I am going to be auto dosing on a rimless ADA tank and am wondering the best way to fit the pipe work feeding the ferts into the tank. As I understand it the pipes cannot be on contact with the tank water to prevent over dosing etc so I was thinking of using two of these attached to the tank with the long end attached the the pipe from the auto dose, with the short end hanging over the tank just out of the water. I think they would look quite sleek too.

http://www.tankscape.co.uk/Flo-Revenio-J-Shape-Glass-CO2-Tube-Connector

Any thoughts

Dan


----------



## Ryan Thang To (31 Jul 2015)

i use this one work great and look good. http://www.ebay.co.uk/itm/Dosing-pu...386?pt=LH_DefaultDomain_3&hash=item2594543c52


----------



## viktorlantos (1 Aug 2015)

Dan there's a short version glass U pipe too. ADA has it, and i am sure the cloning companies also deliver it. We're using these too on dosers.


----------



## zozo (1 Aug 2015)

viktorlantos said:


> Dan there's a short version glass U pipe too. ADA has it, and i am sure the cloning companies also deliver it. We're using these too on dosers.

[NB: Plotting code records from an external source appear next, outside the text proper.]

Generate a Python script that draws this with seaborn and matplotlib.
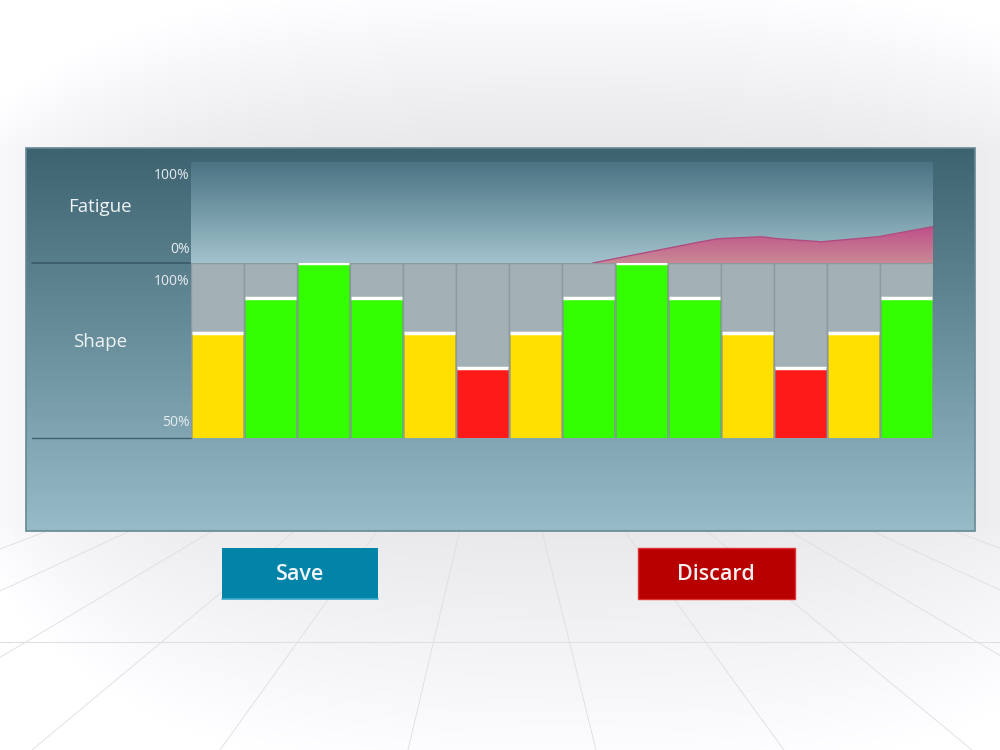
import numpy as np
import matplotlib
matplotlib.use("Agg")
import matplotlib.pyplot as plt
import matplotlib.colors as mcolors
from matplotlib.patches import Rectangle
import seaborn as sns

# -----------------------------
# Data
# -----------------------------

sessions = [str(i) for i in range(1, 15)]
shape_values = [80, 90, 100, 90, 80, 70, 80, 90, 100, 90, 80, 70, 80, 90]

# fatigue curve, x in bar-slot units
fatigue_pos = [7.08, 9.12, 9.44, 10.26, 10.58, 11.39, 12.47, 13.5]
fatigue_values = [0, 21, 24, 26, 24, 21, 26, 36]

fatigue_ticks = {100: "100%", 0: "0%"}
shape_ticks = {100: "100%", 50: "50%"}
row_labels = ["Fatigue", "Shape"]
button_labels = ["Save", "Discard"]


def shape_colour(v):
    if v >= 90:
        return "#33ff00"
    if v >= 80:
        return "#ffe000"
    return "#ff1a1a"


def vgrad(top, bottom, n=256):
    t = np.linspace(0, 1, n)[:, None]
    a = np.array(mcolors.to_rgb(top))
    b = np.array(mcolors.to_rgb(bottom))
    return (a * (1 - t) + b * t)[:, None, :]


# -----------------------------
# Setup
# -----------------------------

sns.set_theme(style="white")
plt.rcParams["font.family"] = ["Open Sans", "DejaVu Sans"]

fig = plt.figure(figsize=(10, 7.5), dpi=100)

# background canvas in pixel coords
bg = fig.add_axes([0, 0, 1, 1])
bg.set_axis_off()

yy, xx = np.mgrid[0:750:376j, 0:1000:501j]
top_part = 0.985 - 0.08 * np.clip(yy / 150, 0, 1)
floor = 0.91 + 0.075 * np.clip((yy - 530) / 220, 0, 1)
g = np.where(yy < 530, top_part, floor)
g = g + 0.07 * np.exp(-xx / 160) + 0.03 * np.exp(-(1000 - xx) / 160)
g = np.clip(g, 0, 1)
img = np.dstack([g, g, np.clip(g + 0.008, 0, 1)])
bg.imshow(img, extent=(0, 1000, 750, 0), aspect="auto", zorder=0)

# floor tiles
vx, vy = 500, 360
for k in range(-8, 10):
    xb = 32 + 188 * k
    xt = vx + (xb - vx) * (532 - vy) / (750 - vy)
    bg.plot([xt, xb], [532, 750], color="#dedee1", lw=0.6, zorder=1)
bg.plot([0, 1000], [642, 642], color="#e0e0e3", lw=0.8, zorder=1)

# panel
bg.imshow(vgrad("#3d6371", "#97bbc7"), extent=(26, 975, 531, 148),
          aspect="auto", zorder=2)
bg.add_patch(Rectangle((26, 148), 949, 383, fill=False,
                       edgecolor="#668894", lw=1.2, zorder=3))
bg.plot([32, 191], [263, 263], color="#395966", lw=1.2, zorder=3)
bg.plot([32, 191], [438, 438], color="#3f606c", lw=1.0, zorder=3)

bg.text(100, 207, row_labels[0], ha="center", va="center",
        color="#eef3f5", fontsize=13.5, zorder=4)
bg.text(100, 342, row_labels[1], ha="center", va="center",
        color="#eef3f5", fontsize=13.5, zorder=4)

# buttons
bg.add_patch(Rectangle((222, 548), 156, 51, facecolor="#0284a8",
                       edgecolor="none", zorder=3))
bg.plot([222, 378], [598.5, 598.5], color="#3aa9c9", lw=1.2, zorder=4)
bg.text(300, 574, button_labels[0], ha="center", va="center",
        color="#f2f6f8", fontsize=15.5, fontweight="semibold", zorder=5)

bg.add_patch(Rectangle((638, 548), 157, 51, facecolor="#b90000",
                       edgecolor="#de3434", lw=1, zorder=3))
bg.text(716, 574, button_labels[1], ha="center", va="center",
        color="#f6f0f0", fontsize=15.5, fontweight="semibold", zorder=5)

bg.set_xlim(0, 1000)
bg.set_ylim(750, 0)

# -----------------------------
# Fatigue area
# -----------------------------

ax_f = fig.add_axes([0.191, 1 - 263 / 750, 0.742, 101 / 750])
ax_f.imshow(vgrad("#4a7383", "#a2c3cd"), extent=(-0.5, 13.5, 0, 100),
            aspect="auto", zorder=0)
poly = ax_f.fill_between(fatigue_pos, fatigue_values, color="none")
grad = ax_f.imshow(vgrad("#bf4f8a", "#c98894"),
                   extent=(-0.5, 13.5, 0, max(fatigue_values)),
                   aspect="auto", zorder=1)
grad.set_clip_path(poly.get_paths()[0], transform=ax_f.transData)
sns.lineplot(x=fatigue_pos, y=fatigue_values, ax=ax_f,
             color="#b04d80", lw=1, zorder=2)
ax_f.set_xlim(-0.5, 13.5)
ax_f.set_ylim(0, 100)
ax_f.set_axis_off()

offsets = {100: -10, 0: 9.5}
for val, lab in fatigue_ticks.items():
    ax_f.annotate(lab, xy=(0, val), xycoords=ax_f.get_yaxis_transform(),
                  xytext=(-1, offsets[val]), textcoords="offset points",
                  ha="right", va="center", color="#e6edf0", fontsize=10,
                  annotation_clip=False)

# -----------------------------
# Shape bars
# -----------------------------

ax_s = fig.add_axes([0.191, 1 - 438 / 750, 0.742, 175 / 750])
sns.barplot(x=sessions, y=[100] * len(sessions), color="#a3b0b6",
            width=1.0, saturation=1, edgecolor="#8c9aa0", linewidth=1,
            ax=ax_s)
sns.barplot(x=sessions, y=shape_values, hue=sessions,
            palette=[shape_colour(v) for v in shape_values], legend=False,
            width=0.95, saturation=1, edgecolor=(0, 0, 0, 0.12),
            linewidth=0.6, ax=ax_s)
idx = np.arange(len(sessions))
ax_s.hlines(shape_values, idx - 0.475, idx + 0.475, color="white", lw=2.5)
ax_s.set_xlim(-0.5, 13.5)
ax_s.set_ylim(50, 100)
ax_s.set_axis_off()

offsets = {100: -13, 50: 10.8}
for val, lab in shape_ticks.items():
    ax_s.annotate(lab, xy=(0, val), xycoords=ax_s.get_yaxis_transform(),
                  xytext=(-1, offsets[val]), textcoords="offset points",
                  ha="right", va="center", color="#e6edf0", fontsize=10,
                  annotation_clip=False)

fig.savefig("out.png", dpi=100)
plt.close(fig)
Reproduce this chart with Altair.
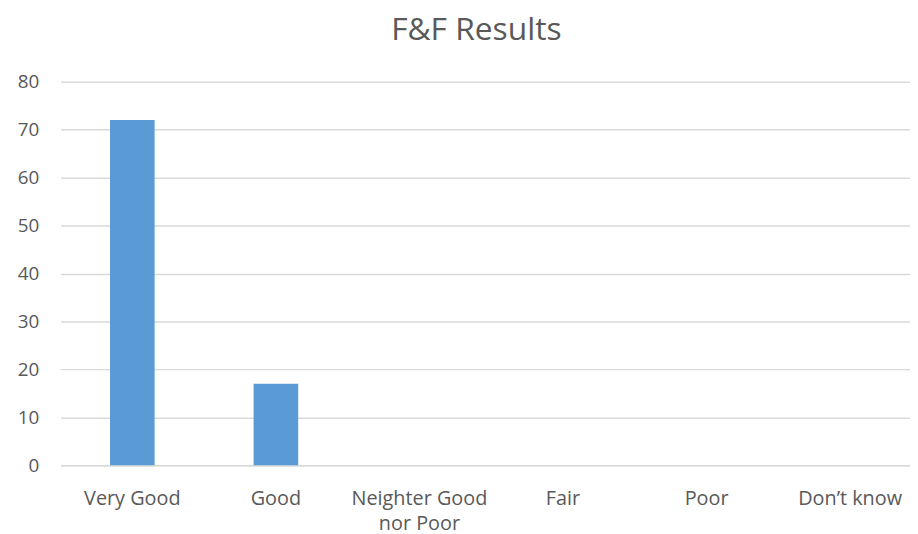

Yup look at Banggood, very cheap and free shipping as well, nothing wrong with it.


----------



## dfinn (6 Aug 2015)

Went with these in the end:





Dan


----------



## ShawnMac (6 Aug 2015)

Looks nice. 

I was unaware contact with the water leads to over dosing, although it makes sense. I was considering making a bit of an inline dosing setup so I didn't have more stuff on the side of the tank. Sounds like this wouldn't work? Does the water tension pull more fert solution than the desired dose? How much more? is it continuous once the solution contacts the water within the dosing tube?


----------



## dfinn (6 Aug 2015)

I am very new to auto-dosing and peristaltic pumps but I have been researching and it looks like contact with the water is best avoided. I suppose also if both macro and micro solution were to slowly seep out near each other they could react together which again you want to avoid.

Dan


----------